Так понятие «Ренессанс» полностью обретает свое значение. Постепенно идея Буркхардта выходит далеко за пределы тех кругов, которые прочли его книгу. Вместе с тем эта идея, как оно всегда и бывает, будучи лишена всех подробностей, вдохнувших в нее столько жизни и в то же время определивших ее неповторимость, была огрублена, усечена или расширена теми, кто ее принимал. Буркхард заставил человека Ренессанса предстать пред ликом времени подобно одному из великолепных грешников
При том что во многих умах поверхностные преувеличения зачастую заслоняли тот богатый образ, который был им предложен, исследования в области искусства и культуры не остановились с появлением книги Буркхардта. Произведение, столь решительно построенное на одной концепции, неизбежно будет односторонним. Слабые стороны исходного тезиса Буркхардта не могли так или иначе не обнаружиться.

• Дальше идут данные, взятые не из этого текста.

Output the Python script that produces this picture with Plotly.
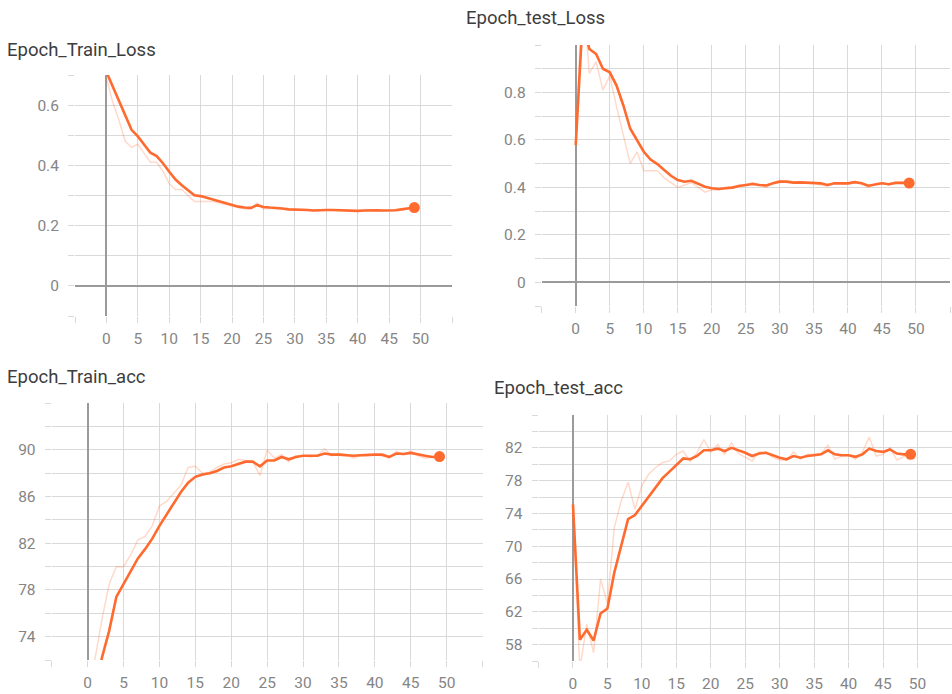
import plotly.graph_objects as go

epochs = list(range(50))

train_loss_smooth = [0.71, 0.662, 0.612, 0.562, 0.518, 0.496, 0.468, 0.442, 0.431, 0.407,
                     0.379, 0.353, 0.334, 0.318, 0.301, 0.298, 0.292, 0.285, 0.281, 0.274,
                     0.268, 0.263, 0.260, 0.259, 0.268, 0.262, 0.260, 0.259, 0.257, 0.254,
                     0.254, 0.253, 0.252, 0.250, 0.252, 0.252, 0.252, 0.251, 0.251, 0.250,
                     0.249, 0.250, 0.251, 0.251, 0.250, 0.250, 0.251, 0.254, 0.256, 0.260]
train_loss_raw = [0.69, 0.61, 0.55, 0.48, 0.46, 0.47, 0.44, 0.41, 0.41, 0.38,
                  0.34, 0.32, 0.32, 0.30, 0.28, 0.28, 0.28, 0.28, 0.275, 0.27,
                  0.265, 0.26, 0.255, 0.255, 0.275, 0.255, 0.258, 0.256, 0.255, 0.252,
                  0.253, 0.252, 0.251, 0.249, 0.253, 0.251, 0.252, 0.250, 0.251, 0.249,
                  0.248, 0.251, 0.252, 0.250, 0.249, 0.249, 0.252, 0.256, 0.257, 0.262]

test_loss_smooth = [0.578, 1.10, 0.983, 0.962, 0.900, 0.885, 0.829, 0.745, 0.648, 0.599,
                    0.550, 0.517, 0.498, 0.473, 0.449, 0.431, 0.424, 0.428, 0.417, 0.403,
                    0.396, 0.393, 0.396, 0.399, 0.406, 0.410, 0.414, 0.410, 0.408, 0.417,
                    0.424, 0.424, 0.420, 0.421, 0.420, 0.421, 0.417, 0.410, 0.417, 0.417,
                    0.417, 0.422, 0.417, 0.407, 0.413, 0.417, 0.413, 0.419, 0.419, 0.418]
test_loss_raw = [0.578, 1.25, 0.88, 0.93, 0.81, 0.87, 0.74, 0.62, 0.50, 0.55,
                 0.47, 0.47, 0.47, 0.44, 0.42, 0.40, 0.41, 0.42, 0.40, 0.38,
                 0.39, 0.39, 0.40, 0.40, 0.41, 0.41, 0.42, 0.41, 0.40, 0.42,
                 0.43, 0.42, 0.42, 0.42, 0.42, 0.42, 0.41, 0.405, 0.42, 0.415,
                 0.415, 0.425, 0.415, 0.40, 0.415, 0.42, 0.41, 0.42, 0.42, 0.418]

train_acc_smooth = [66.0, 69.3, 72.2, 74.5, 77.4, 78.5, 79.7, 80.7, 81.5, 82.4,
                    83.5, 84.5, 85.4, 86.4, 87.2, 87.7, 87.9, 88.0, 88.2, 88.5,
                    88.6, 88.8, 89.0, 89.0, 88.6, 89.1, 89.1, 89.4, 89.2, 89.4,
                    89.5, 89.5, 89.5, 89.7, 89.6, 89.6, 89.55, 89.5, 89.55, 89.6,
                    89.6, 89.6, 89.4, 89.7, 89.65, 89.75, 89.6, 89.5, 89.4, 89.43]
train_acc_raw = [67.0, 72.0, 75.5, 78.5, 80.0, 80.0, 81.0, 82.3, 82.6, 83.5,
                 85.2, 85.6, 86.3, 87.0, 88.5, 88.6, 88.0, 88.1, 88.5, 88.8,
                 88.9, 89.2, 89.1, 89.0, 87.8, 90.0, 89.3, 89.6, 89.0, 89.5,
                 89.5, 89.4, 89.5, 90.1, 89.5, 89.7, 89.6, 89.3, 89.5, 89.5,
                 89.6, 89.5, 89.3, 89.9, 89.6, 89.9, 89.5, 89.3, 89.4, 89.4]

test_acc_smooth = [75.1, 58.6, 59.8, 58.5, 61.8, 62.4, 66.8, 70.1, 73.3, 73.8,
                   74.9, 76.1, 77.2, 78.3, 79.1, 79.9, 80.7, 80.6, 81.0, 81.7,
                   81.7, 81.9, 81.6, 82.0, 81.7, 81.4, 81.0, 81.3, 81.4, 81.1,
                   80.8, 80.6, 81.0, 80.8, 81.0, 81.1, 81.2, 81.7, 81.2, 81.1,
                   81.1, 80.9, 81.2, 81.9, 81.6, 81.5, 81.8, 81.3, 81.2, 81.2]
test_acc_raw = [75.1, 55.0, 60.5, 57.0, 66.0, 63.0, 72.3, 75.5, 77.8, 74.5,
                77.4, 78.8, 79.6, 80.2, 80.4, 81.2, 81.6, 80.3, 81.4, 83.0,
                81.5, 82.4, 81.2, 82.6, 81.3, 80.8, 80.4, 81.5, 81.5, 80.8,
                80.5, 80.5, 81.5, 80.6, 81.2, 81.2, 81.3, 82.3, 80.6, 81.0,
                81.1, 80.6, 81.5, 83.3, 81.0, 81.2, 82.0, 80.5, 80.9, 81.1]

titles = ["Epoch_Train_Loss", "Epoch_test_Loss", "Epoch_Train_acc", "Epoch_test_acc"]

x_tickvals = [-5, 0, 5, 10, 15, 20, 25, 30, 35, 40, 45, 50, 55]
x_ticktext = ["", "0", "5", "10", "15", "20", "25", "30", "35", "40", "45", "50", ""]

loss1_tickvals = [-0.1, 0, 0.1, 0.2, 0.3, 0.4, 0.5, 0.6, 0.7]
loss1_ticktext = ["", "0", "", "0.2", "", "0.4", "", "0.6", ""]
loss2_tickvals = [-0.1, 0, 0.1, 0.2, 0.3, 0.4, 0.5, 0.6, 0.7, 0.8, 0.9, 1.0]
loss2_ticktext = ["", "0", "", "0.2", "", "0.4", "", "0.6", "", "0.8", "", ""]
acc1_tickvals = [72, 74, 76, 78, 80, 82, 84, 86, 88, 90, 92, 94]
acc1_ticktext = ["", "74", "", "78", "", "82", "", "86", "", "90", "", ""]
acc2_tickvals = [56, 58, 60, 62, 64, 66, 68, 70, 72, 74, 76, 78, 80, 82, 84, 86]
acc2_ticktext = ["", "58", "", "62", "", "66", "", "70", "", "74", "", "78", "", "82", "", ""]

W, H = 952, 694
ORANGE = "#FF6A2F"
FAINT = "rgba(255,106,47,0.25)"
GRID = "#d9d9d9"
ZERO = "#9a9a9a"
TICKFONT = dict(family="Roboto", size=15.5, color="#858585")

panels = [
    dict(smooth=train_loss_smooth, raw=train_loss_raw, px=(75, 452), py=(75, 316),
         yr=[-0.1, 0.7], tv=loss1_tickvals, tt=loss1_ticktext, title_xy=(5, 50)),
    dict(smooth=test_loss_smooth, raw=test_loss_raw, px=(541.7, 950), py=(45, 306),
         yr=[-0.1, 1.0], tv=loss2_tickvals, tt=loss2_ticktext, title_xy=(464, 18)),
    dict(smooth=train_acc_smooth, raw=train_acc_raw, px=(51.7, 482.6), py=(403.3, 660),
         yr=[72, 94], tv=acc1_tickvals, tt=acc1_ticktext, title_xy=(5, 377)),
    dict(smooth=test_acc_smooth, raw=test_acc_raw, px=(538.5, 952), py=(415, 661),
         yr=[56, 86], tv=acc2_tickvals, tt=acc2_ticktext, title_xy=(492, 388)),
]

fig = go.Figure()
layout = dict(width=W, height=H, margin=dict(l=0, r=0, t=0, b=0),
              paper_bgcolor="white", plot_bgcolor="white", showlegend=False)
annotations = []

for i, p in enumerate(panels):
    n = "" if i == 0 else str(i + 1)
    xa, ya = "x" + n, "y" + n
    fig.add_trace(go.Scatter(x=epochs, y=p["raw"], mode="lines", xaxis=xa, yaxis=ya,
                             line=dict(color=FAINT, width=1.5), hoverinfo="skip"))
    fig.add_trace(go.Scatter(x=epochs, y=p["smooth"], mode="lines", xaxis=xa, yaxis=ya,
                             line=dict(color=ORANGE, width=2.6)))
    fig.add_trace(go.Scatter(x=[epochs[-1]], y=[p["smooth"][-1]], mode="markers",
                             xaxis=xa, yaxis=ya, cliponaxis=False,
                             marker=dict(color=ORANGE, size=11)))
    layout["xaxis" + n] = dict(
        domain=[p["px"][0] / W, p["px"][1] / W], range=[-5, 55], anchor=ya,
        tickvals=x_tickvals, ticktext=x_ticktext, showgrid=True, gridcolor=GRID,
        gridwidth=1.2, ticks="outside", ticklen=6, tickcolor=GRID, tickwidth=1.2,
        tickfont=TICKFONT, zeroline=True, zerolinecolor=ZERO, zerolinewidth=1.6,
        showline=False, ticklabelstandoff=2)
    layout["yaxis" + n] = dict(
        domain=[1 - p["py"][1] / H, 1 - p["py"][0] / H], range=p["yr"], anchor=xa,
        tickvals=p["tv"], ticktext=p["tt"], showgrid=True, gridcolor=GRID,
        gridwidth=1.2, ticks="outside", ticklen=6, tickcolor=GRID, tickwidth=1.2,
        tickfont=TICKFONT, zeroline=True, zerolinecolor=ZERO, zerolinewidth=1.6,
        showline=False, ticklabelstandoff=6)
    annotations.append(dict(text=titles[i], x=p["title_xy"][0] / W, y=1 - p["title_xy"][1] / H,
                            xref="paper", yref="paper", xanchor="left", yanchor="middle",
                            showarrow=False, font=dict(family="Roboto", size=18.5, color="#3d3d3d")))

layout["annotations"] = annotations
fig.update_layout(**layout)
fig.write_html("out.html")
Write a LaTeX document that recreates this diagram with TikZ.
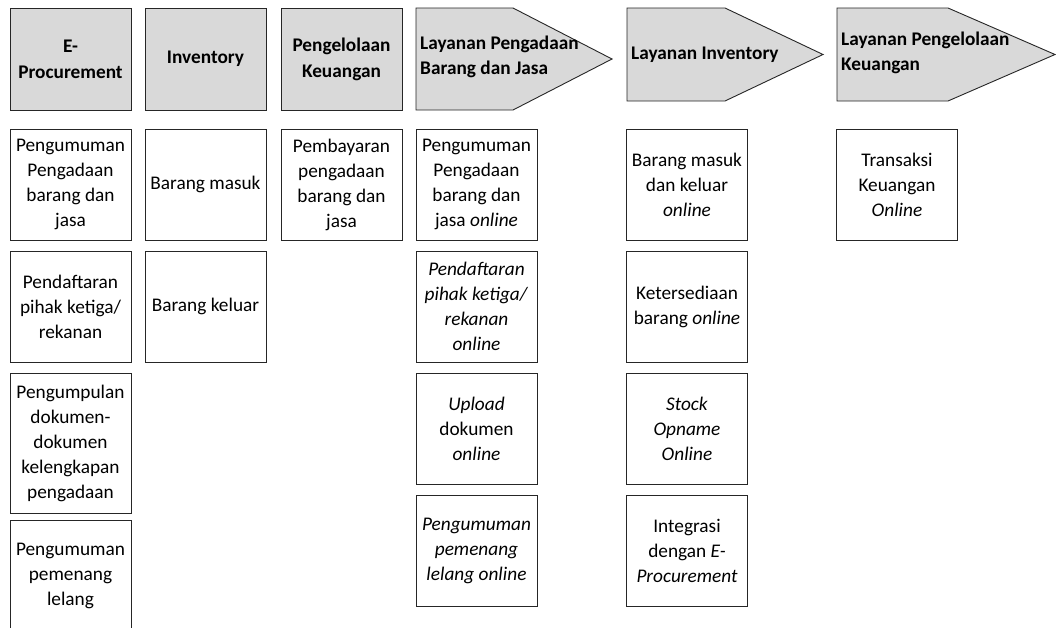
\documentclass[tikz,border=0pt]{standalone}
\usepackage{fontspec}
\setmainfont{Carlito}
\definecolor{headgray}{HTML}{D9D9D9}
\definecolor{edge}{HTML}{262626}
\begin{document}
\begin{tikzpicture}[x=1pt,y=-1pt,
  every node/.style={font=\fontsize{19.3}{25}\selectfont, inner sep=0pt},
  item/.style={draw=edge, line width=0.9pt, align=center,
    minimum width=121pt, minimum height=111pt},
  tallitem/.style={item, minimum height=140pt},
  head/.style={item, fill=headgray, minimum height=102pt,
    font=\fontsize{19.3}{26}\selectfont\bfseries},
  arrowhead/.style={draw=edge, fill=headgray, line width=0.9pt, line join=miter},
  arrowtext/.style={anchor=west, align=left,
    font=\fontsize{19.3}{25}\selectfont\bfseries}
]
\clip (0,0) rectangle (1056,627);
\fill[white] (0,0) rectangle (1056,627);

% ---- column headers (current processes) ----
\node[head] (hEproc) at (70.5,59)  {E-\\Procurement};
\node[head] (hInv)   at (205.5,59) {Inventory};
\node[head] (hKeu)   at (341.5,59) {Pengelolaan\\Keuangan};

% ---- column headers (services), drawn as arrow-shaped pentagons ----
\draw[arrowhead] (416,8) -- (513,8) -- (612,59) -- (513,110) -- (416,110) -- cycle;
\node[arrowtext] (tPengadaan) at (420,57) {Layanan Pengadaan\\Barang dan Jasa};

\draw[arrowhead] (627,8) -- (725,8) -- (823,54.5) -- (725,101) -- (627,101) -- cycle;
\node[arrowtext] (tInventory) at (631,54.5) {Layanan Inventory};

\draw[arrowhead] (837,8) -- (948,8) -- (1055,54.5) -- (948,101) -- (837,101) -- cycle;
\node[arrowtext] (tKeuangan) at (841,53) {Layanan Pengelolaan\\Keuangan};

% ---- E-Procurement ----
\node[item] (e1) at (70.5,184.5) {Pengumuman\\Pengadaan\\barang dan\\jasa};
\node[item] (e2) at (70.5,306.5) {Pendaftaran\\pihak ketiga/\\rekanan};
\node[tallitem] (e3) at (70.5,443) {Pengumpulan\\dokumen-\\dokumen\\kelengkapan\\pengadaan};
\node[item] (e4) at (70.5,575.5) {Pengumuman\\pemenang\\lelang};

% ---- Inventory ----
\node[item] (i1) at (205.5,184.5) {Barang masuk};
\node[item] (i2) at (205.5,306.5) {Barang keluar};

% ---- Pengelolaan Keuangan ----
\node[item] (k1) at (341.5,184.5) {Pembayaran\\pengadaan\\barang dan\\jasa};

% ---- Layanan Pengadaan Barang dan Jasa ----
\node[item] (lp1) at (476.5,184.5) {Pengumuman\\Pengadaan\\barang dan\\jasa \textit{online}};
\node[item] (lp2) at (476.5,306.5) {\textit{Pendaftaran}\\\textit{pihak ketiga/}\\\textit{rekanan}\\\textit{online}};
\node[item] (lp3) at (476.5,428.5) {\textit{Upload}\\dokumen\\\textit{online}};
\node[item] (lp4) at (476.5,550.5) {\textit{Pengumuman}\\\textit{pemenang}\\\textit{lelang online}};

% ---- Layanan Inventory ----
\node[item] (li1) at (687,184.5) {Barang masuk\\dan keluar\\\textit{online}};
\node[item] (li2) at (687,306.5) {Ketersediaan\\barang \textit{online}};
\node[item] (li3) at (687,428.5) {\textit{Stock}\\\textit{Opname}\\\textit{Online}};
\node[item] (li4) at (687,550.5) {Integrasi\\dengan \textit{E-}\\\textit{Procurement}};

% ---- Layanan Pengelolaan Keuangan ----
\node[item] (lk1) at (897,184.5) {Transaksi\\Keuangan\\\textit{Online}};
\end{tikzpicture}
\end{document}
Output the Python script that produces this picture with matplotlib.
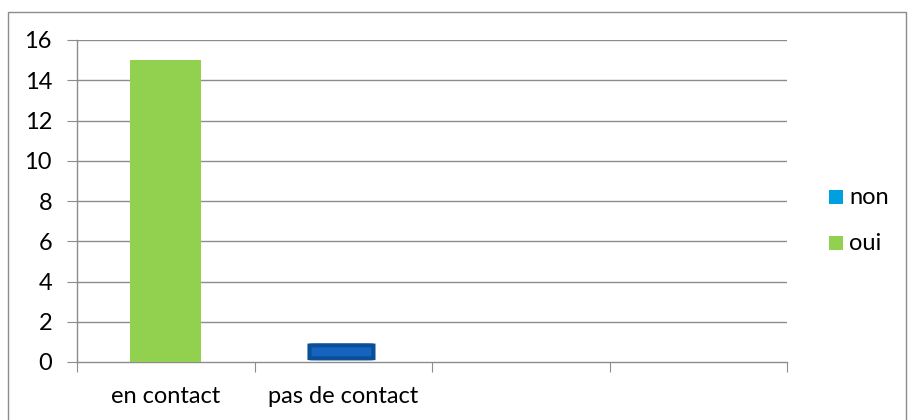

Вглядываясь в мощный рассвет итальянского кваттроченто, Буркхардт оказался неспособен более подробно разглядеть то, что лежало за ним. Вуаль, которая скрывала от его взора дух Средних веков, частично была вызвана изъяном его собственной оптики. Он слишком заострял контраст между жизнью в Италии позднего Средневековья – и вне ее. То, что юный блеск Ренессанса озарял подлинно средневековую народную жизнь, продолжавшуюся в Италии в тех же формах, что и во Франции и в землях Германии, столь же ускользало от него, как и то, что новая жизнь, чей приход он приветствовал в Италии, проявлялась также и в других странах, где он не мог отметить ничего, кроме векового гнета и варварства. Он знал слишком мало о громадном разнообразии и великолепии средневековой культуры за пределами Италии. В результате пространственные границы возникновения Ренессанса были очерчены им слишком жестко.
Еще больше материала для критики дал Буркхардт своими временны́ми рамками Ренессанса. Полный расцвет индивидуализма, бывшего для него сущностью Ренессанса, он датировал примерно 1400 г. Несомненно, значительнейшая доля обильного материала, которым он иллюстрирует свою точку зрения, относится к XV и первой четверти XVI в. Все, что происходило до 1400 г., было для него лишь предзнаменованием, ростком надежды. Место, которое он отводил Данте и Петрарке, было все еще местом «предшественников» Ренессанса, так же смотрел на них и Мишле, а в некоторой степени и Вольтер. Но понятие «предшественников» веяния или движения в истории всегда очень опасная метафора. Данте – предшественник Ренессанса. Точно так же я мог бы назвать Рембрандта предшественником Йосефа Исраелса27*
, более или менее справедливо, – правда, за мной никто не последовал бы. Определяя кого-либо как предшественника, мы выхватываем его из его эпохи, внутри которой он может быть понят, и тем самым разрушаем историю.